I disagree, however, with other portions of the Court’s reasoning. For example, the Court states “The purpose of permanent-total-disability benefits is to compensate an insured worker for impairment of earning capacity,” whereas “permanent partial disability compensation is intended to compensate injured claimants who can still work.” If permanent partial disability compensation is akin to an award for damages, then it has nothing to do with whether the injured worker is, or is not, still working. In other words, we recognize that PTD benefits are intended as an earnings replacement for someone who, because of their allowed conditions, can no longer work. PPD benefits, however, have nothing to do with replacing someone’s earnings; they are intended to compensate for permanent bodily damage (whether physical or psychological). I’ve had many clients over the years who have been eligible for PPD awards, and it makes no difference whether or not the person is, or is not, still working.

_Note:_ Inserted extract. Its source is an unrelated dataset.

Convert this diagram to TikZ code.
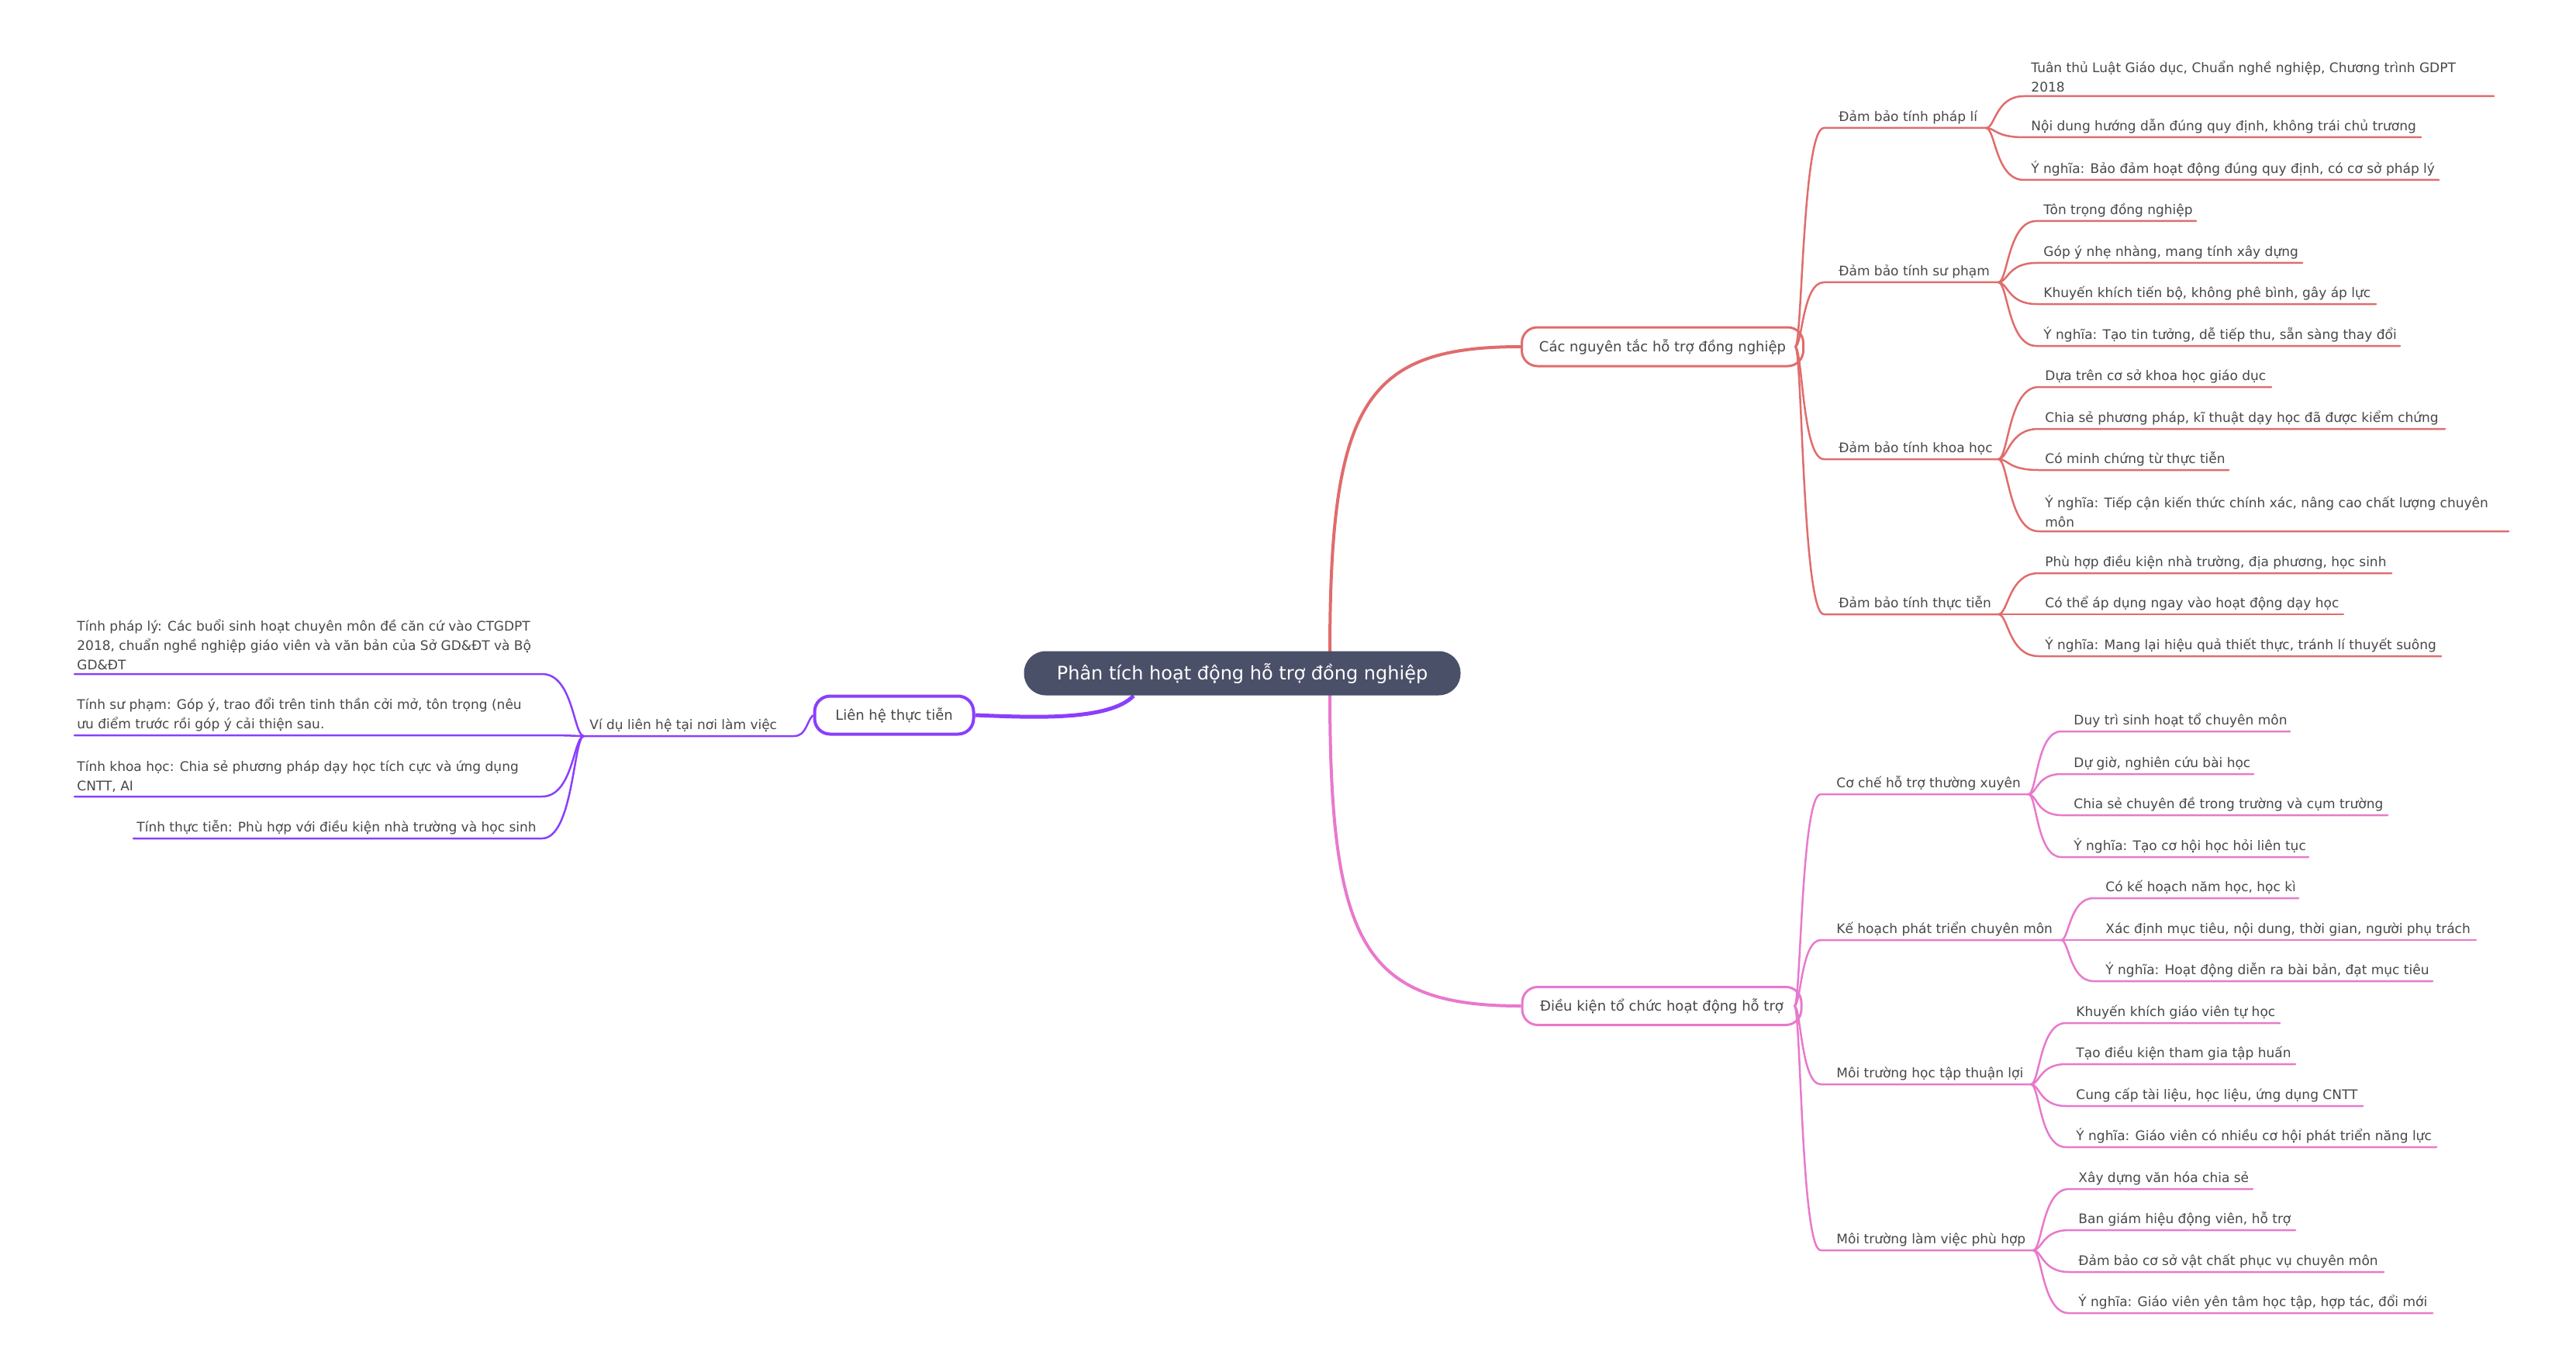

There is a dissenting opinion by Justice Pfeifer in the State ex rel. Ohio Presbyterian Retirement Servs., Inc., concurred with by Justice O’Neill. These Justices would have allowed the concurrent award of benefits; namely, PTD benefits based on the allowed psychological condition, and a PPD award for the permanent bodily damage resulting from the allowed physical conditions. While cases are decided based on the majority of the Justices’ opinions, it’s one of the great things about our judicial branch of government that dissenting opinions are included and reported right along with the majority’s opinion. Courts will from time-to-time reverse themselves, and having a dissenting opinion helps make that more of a possibility in the future.